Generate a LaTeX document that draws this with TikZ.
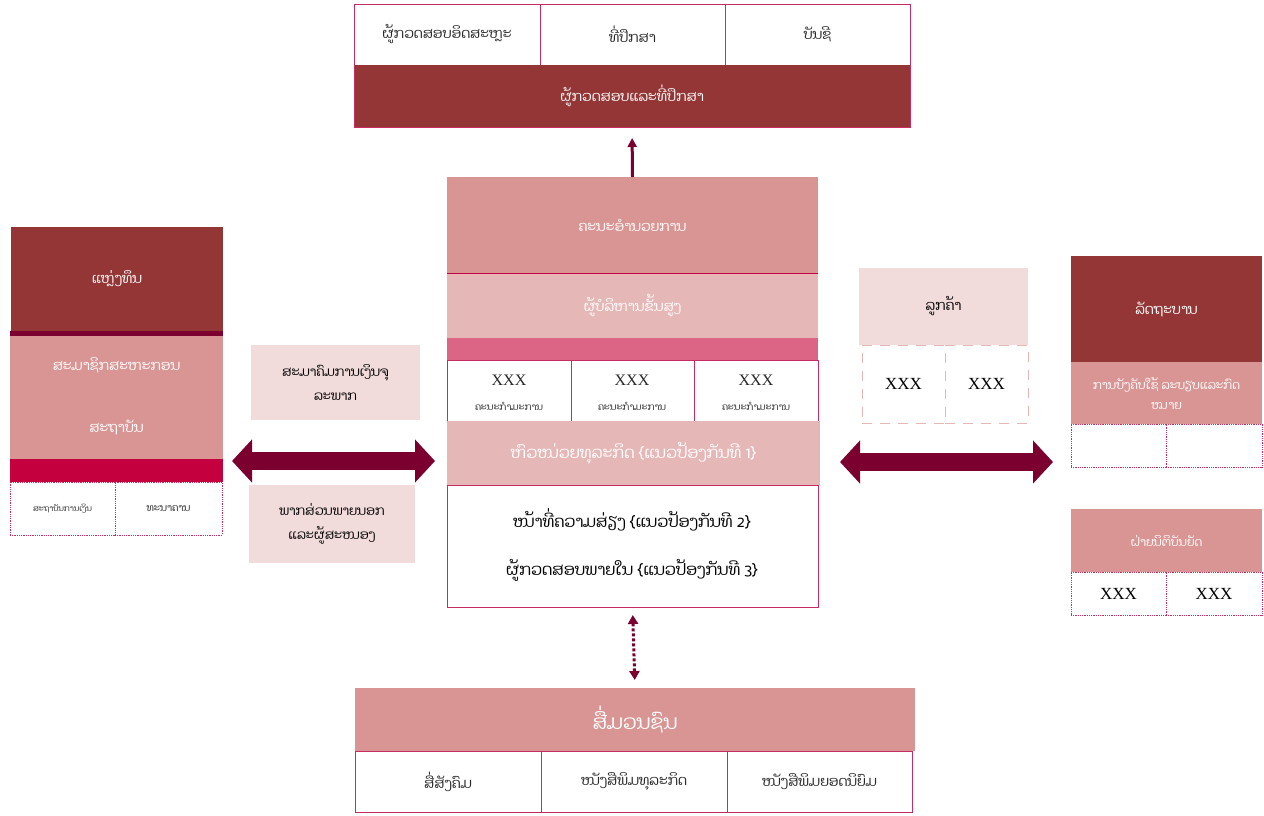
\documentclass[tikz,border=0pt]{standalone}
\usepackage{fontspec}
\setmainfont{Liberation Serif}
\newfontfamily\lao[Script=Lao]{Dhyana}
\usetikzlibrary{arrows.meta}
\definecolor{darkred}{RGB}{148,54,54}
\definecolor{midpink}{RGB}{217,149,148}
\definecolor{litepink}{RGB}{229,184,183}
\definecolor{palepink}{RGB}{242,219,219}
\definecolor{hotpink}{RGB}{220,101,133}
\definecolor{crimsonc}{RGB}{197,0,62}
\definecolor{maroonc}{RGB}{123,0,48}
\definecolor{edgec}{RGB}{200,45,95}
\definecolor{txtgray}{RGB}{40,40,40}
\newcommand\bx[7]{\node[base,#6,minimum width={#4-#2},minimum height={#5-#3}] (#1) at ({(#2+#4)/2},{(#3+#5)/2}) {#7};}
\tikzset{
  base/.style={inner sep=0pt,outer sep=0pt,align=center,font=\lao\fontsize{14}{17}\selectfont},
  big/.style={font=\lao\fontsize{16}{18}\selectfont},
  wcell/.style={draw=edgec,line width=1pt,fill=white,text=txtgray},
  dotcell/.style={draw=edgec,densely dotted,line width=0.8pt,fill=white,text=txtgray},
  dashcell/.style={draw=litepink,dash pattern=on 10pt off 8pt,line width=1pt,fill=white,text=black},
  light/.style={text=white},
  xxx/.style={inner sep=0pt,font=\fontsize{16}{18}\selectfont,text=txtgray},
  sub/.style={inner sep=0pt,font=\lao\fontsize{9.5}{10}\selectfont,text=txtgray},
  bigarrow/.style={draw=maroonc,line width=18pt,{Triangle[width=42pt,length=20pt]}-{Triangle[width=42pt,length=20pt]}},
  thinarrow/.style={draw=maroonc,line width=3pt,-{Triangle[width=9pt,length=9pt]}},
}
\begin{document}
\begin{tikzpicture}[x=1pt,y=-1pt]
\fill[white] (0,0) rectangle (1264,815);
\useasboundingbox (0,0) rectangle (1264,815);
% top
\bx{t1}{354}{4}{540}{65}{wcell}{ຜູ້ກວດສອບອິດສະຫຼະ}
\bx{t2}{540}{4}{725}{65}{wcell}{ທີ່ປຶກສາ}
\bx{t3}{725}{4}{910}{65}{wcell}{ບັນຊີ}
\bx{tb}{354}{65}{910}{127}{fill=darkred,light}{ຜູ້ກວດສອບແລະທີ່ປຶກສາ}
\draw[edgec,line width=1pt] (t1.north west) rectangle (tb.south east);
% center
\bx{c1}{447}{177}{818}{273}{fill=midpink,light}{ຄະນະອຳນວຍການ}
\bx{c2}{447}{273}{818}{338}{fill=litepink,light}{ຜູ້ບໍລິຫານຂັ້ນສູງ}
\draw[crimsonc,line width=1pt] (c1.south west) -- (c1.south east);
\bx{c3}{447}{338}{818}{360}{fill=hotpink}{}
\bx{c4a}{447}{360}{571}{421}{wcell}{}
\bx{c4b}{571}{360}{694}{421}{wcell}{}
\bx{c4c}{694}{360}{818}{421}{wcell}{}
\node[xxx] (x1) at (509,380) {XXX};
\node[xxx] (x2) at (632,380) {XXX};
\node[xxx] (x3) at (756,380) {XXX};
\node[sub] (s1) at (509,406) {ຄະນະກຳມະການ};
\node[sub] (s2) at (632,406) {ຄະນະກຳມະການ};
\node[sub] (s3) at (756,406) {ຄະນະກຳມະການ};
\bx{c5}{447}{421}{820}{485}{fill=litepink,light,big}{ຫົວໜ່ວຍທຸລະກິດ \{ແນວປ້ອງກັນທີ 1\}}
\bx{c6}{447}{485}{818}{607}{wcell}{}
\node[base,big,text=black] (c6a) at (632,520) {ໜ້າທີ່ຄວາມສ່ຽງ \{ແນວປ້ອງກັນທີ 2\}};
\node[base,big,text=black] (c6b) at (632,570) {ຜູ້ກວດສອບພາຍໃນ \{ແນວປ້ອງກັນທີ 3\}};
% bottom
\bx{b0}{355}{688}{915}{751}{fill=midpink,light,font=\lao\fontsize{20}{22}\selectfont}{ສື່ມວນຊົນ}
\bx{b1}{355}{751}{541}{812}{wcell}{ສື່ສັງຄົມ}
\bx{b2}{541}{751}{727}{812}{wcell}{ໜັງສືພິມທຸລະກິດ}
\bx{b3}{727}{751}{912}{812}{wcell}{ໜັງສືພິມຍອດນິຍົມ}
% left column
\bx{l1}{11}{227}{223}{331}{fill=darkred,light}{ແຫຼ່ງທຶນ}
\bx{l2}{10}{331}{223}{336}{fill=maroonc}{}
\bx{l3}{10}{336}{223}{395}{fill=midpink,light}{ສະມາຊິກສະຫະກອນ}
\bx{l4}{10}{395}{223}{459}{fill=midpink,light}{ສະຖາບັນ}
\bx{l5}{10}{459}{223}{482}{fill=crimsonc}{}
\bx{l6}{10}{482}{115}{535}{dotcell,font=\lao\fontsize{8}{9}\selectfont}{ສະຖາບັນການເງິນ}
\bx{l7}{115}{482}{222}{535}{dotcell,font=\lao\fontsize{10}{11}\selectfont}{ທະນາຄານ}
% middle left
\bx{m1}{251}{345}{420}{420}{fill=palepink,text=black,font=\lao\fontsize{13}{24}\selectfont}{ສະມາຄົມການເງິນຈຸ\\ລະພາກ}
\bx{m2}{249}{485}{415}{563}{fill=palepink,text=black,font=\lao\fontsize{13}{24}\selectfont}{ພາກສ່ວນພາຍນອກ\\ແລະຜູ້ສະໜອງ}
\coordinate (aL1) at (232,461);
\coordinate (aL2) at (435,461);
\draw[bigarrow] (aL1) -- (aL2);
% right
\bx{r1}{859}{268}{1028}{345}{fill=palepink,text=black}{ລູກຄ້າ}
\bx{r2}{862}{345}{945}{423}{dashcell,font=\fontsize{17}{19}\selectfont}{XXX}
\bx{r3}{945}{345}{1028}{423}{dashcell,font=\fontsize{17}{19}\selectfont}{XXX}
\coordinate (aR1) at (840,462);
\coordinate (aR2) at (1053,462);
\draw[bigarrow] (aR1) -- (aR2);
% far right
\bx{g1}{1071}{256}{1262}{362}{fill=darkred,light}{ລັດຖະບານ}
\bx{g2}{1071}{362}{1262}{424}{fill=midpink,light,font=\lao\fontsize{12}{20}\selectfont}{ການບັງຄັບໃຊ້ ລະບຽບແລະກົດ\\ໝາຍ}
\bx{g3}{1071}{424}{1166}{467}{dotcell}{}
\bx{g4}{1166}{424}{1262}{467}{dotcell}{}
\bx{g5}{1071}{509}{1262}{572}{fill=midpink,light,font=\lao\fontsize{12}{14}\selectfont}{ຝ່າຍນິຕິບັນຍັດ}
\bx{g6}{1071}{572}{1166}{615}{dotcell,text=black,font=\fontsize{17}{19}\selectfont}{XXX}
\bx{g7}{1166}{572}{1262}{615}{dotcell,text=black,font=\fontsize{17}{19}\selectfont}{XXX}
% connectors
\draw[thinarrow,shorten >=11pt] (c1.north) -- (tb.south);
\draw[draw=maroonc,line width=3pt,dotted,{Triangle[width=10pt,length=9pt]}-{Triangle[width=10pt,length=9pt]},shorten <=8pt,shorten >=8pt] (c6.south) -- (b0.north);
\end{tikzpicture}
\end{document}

...

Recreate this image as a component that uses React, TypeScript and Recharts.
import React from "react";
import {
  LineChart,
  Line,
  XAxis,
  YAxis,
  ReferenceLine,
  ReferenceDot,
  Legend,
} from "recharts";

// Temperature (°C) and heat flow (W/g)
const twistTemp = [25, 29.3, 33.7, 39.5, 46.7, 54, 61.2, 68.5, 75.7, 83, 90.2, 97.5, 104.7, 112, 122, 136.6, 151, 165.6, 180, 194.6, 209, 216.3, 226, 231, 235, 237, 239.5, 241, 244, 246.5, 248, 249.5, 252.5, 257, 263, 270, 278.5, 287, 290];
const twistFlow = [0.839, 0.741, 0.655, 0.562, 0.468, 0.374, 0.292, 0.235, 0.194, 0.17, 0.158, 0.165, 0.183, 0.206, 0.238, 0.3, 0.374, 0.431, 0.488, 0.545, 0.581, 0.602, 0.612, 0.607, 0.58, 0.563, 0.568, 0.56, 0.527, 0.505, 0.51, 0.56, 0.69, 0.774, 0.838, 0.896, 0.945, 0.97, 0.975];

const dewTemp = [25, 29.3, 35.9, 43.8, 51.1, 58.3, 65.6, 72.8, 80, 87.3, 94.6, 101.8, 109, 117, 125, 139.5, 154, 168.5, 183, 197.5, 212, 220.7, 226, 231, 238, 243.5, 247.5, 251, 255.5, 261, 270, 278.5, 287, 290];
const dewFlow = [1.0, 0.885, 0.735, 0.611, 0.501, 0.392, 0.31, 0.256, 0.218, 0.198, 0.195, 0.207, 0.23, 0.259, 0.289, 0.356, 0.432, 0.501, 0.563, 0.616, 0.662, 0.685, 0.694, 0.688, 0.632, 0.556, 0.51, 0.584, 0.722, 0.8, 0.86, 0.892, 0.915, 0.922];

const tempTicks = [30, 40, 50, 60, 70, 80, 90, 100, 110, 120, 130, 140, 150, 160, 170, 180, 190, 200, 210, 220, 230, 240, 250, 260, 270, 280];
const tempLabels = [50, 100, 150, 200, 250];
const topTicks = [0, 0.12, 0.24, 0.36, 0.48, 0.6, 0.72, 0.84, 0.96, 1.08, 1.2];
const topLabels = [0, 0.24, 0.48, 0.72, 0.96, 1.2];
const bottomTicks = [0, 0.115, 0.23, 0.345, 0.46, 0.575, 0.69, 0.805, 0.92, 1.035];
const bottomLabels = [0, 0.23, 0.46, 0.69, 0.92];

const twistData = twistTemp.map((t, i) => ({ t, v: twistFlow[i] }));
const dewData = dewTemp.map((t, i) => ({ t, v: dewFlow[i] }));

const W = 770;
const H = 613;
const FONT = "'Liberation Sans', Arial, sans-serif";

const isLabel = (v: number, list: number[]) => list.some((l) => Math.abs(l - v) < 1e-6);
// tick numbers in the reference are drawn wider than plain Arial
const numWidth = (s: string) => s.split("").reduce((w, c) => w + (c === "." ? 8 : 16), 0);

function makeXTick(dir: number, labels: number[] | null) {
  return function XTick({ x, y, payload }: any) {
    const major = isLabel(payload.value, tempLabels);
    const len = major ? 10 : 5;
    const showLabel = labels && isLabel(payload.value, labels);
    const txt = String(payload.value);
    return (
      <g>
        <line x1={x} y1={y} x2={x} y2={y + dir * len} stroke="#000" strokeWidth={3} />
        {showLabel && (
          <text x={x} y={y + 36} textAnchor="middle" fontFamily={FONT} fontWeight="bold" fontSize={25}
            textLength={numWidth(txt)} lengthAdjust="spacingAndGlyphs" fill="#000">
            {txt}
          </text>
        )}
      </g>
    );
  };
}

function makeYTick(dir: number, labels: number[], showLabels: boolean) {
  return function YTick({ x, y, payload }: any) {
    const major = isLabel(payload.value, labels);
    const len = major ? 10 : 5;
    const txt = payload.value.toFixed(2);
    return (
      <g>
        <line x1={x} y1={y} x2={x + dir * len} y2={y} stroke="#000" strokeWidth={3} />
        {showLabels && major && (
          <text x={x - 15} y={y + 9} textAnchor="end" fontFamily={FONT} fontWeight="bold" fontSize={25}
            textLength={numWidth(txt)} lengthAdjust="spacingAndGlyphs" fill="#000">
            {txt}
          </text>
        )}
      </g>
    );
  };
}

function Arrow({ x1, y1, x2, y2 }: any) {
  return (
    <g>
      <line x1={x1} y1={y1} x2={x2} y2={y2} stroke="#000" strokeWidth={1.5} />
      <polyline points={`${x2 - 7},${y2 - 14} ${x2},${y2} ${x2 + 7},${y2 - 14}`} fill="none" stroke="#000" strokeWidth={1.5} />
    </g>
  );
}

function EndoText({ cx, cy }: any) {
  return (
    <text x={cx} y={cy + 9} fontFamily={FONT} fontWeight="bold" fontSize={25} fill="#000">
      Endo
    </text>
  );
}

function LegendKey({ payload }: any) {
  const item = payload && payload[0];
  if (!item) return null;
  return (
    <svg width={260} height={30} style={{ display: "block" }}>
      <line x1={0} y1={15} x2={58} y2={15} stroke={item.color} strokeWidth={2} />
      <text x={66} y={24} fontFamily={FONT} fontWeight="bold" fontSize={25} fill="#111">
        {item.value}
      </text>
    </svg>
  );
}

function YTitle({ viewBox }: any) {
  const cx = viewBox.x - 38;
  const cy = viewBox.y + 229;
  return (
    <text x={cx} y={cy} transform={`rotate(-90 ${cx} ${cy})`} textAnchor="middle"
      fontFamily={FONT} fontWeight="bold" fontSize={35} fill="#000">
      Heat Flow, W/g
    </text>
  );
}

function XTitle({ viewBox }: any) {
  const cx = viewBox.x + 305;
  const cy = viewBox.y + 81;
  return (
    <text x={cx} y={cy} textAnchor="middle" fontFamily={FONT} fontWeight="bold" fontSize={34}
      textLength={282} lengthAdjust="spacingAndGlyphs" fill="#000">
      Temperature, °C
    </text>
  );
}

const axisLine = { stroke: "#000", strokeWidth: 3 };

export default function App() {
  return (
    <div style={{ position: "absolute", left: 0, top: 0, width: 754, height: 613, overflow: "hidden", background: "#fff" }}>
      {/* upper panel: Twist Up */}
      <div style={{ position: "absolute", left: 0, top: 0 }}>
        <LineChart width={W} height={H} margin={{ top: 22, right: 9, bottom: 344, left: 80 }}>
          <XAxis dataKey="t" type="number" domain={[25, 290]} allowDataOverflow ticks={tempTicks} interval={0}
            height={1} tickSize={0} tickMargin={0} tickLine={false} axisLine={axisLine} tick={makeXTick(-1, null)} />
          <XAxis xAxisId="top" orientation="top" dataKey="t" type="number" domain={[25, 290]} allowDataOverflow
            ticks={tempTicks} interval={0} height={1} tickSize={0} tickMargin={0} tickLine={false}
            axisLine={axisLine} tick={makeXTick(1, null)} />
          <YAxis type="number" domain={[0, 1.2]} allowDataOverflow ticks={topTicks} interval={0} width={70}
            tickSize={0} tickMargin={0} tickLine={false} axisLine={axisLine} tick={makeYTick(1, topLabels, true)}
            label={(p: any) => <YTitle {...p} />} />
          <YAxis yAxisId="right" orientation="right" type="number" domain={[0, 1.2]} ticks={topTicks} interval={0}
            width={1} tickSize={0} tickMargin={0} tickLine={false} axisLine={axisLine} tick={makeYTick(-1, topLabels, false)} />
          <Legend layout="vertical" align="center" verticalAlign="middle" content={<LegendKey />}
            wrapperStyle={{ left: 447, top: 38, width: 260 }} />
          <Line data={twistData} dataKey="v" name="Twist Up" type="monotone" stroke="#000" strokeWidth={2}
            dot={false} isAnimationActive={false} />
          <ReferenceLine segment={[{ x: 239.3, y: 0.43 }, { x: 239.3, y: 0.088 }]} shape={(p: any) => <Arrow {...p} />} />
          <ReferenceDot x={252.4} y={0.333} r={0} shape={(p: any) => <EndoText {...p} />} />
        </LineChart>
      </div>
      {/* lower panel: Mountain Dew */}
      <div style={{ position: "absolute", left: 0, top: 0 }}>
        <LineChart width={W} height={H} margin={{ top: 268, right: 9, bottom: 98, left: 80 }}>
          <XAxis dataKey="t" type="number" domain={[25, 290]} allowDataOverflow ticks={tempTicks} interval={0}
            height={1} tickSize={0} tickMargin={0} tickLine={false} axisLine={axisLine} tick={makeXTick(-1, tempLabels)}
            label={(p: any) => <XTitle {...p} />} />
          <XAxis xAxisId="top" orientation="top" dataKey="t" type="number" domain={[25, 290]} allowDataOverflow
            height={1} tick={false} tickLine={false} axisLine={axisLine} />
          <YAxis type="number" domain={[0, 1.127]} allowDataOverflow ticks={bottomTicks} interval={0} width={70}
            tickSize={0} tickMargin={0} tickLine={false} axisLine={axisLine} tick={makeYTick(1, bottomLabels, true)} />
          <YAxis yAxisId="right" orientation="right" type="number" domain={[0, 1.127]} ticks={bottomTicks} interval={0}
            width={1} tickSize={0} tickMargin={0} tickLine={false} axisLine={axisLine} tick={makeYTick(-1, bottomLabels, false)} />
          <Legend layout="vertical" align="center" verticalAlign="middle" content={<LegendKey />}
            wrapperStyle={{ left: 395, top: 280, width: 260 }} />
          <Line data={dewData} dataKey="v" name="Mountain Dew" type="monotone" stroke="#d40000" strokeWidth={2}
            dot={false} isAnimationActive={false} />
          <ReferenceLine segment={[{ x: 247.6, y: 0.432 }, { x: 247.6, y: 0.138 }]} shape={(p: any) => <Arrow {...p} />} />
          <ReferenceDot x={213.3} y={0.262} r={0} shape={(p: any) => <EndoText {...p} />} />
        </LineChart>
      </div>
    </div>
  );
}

--

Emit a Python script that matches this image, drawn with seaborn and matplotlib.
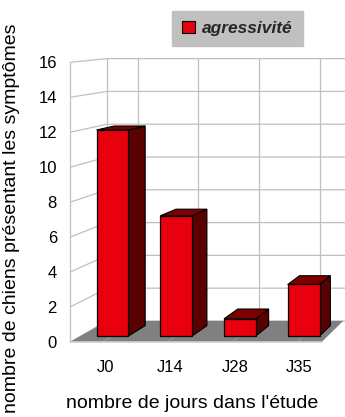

§ Aim:
Write out every line of the entries that holds the word "React".

§ Output below:
Recreate this image as a component that uses React, TypeScript and Recharts.
import React from "react";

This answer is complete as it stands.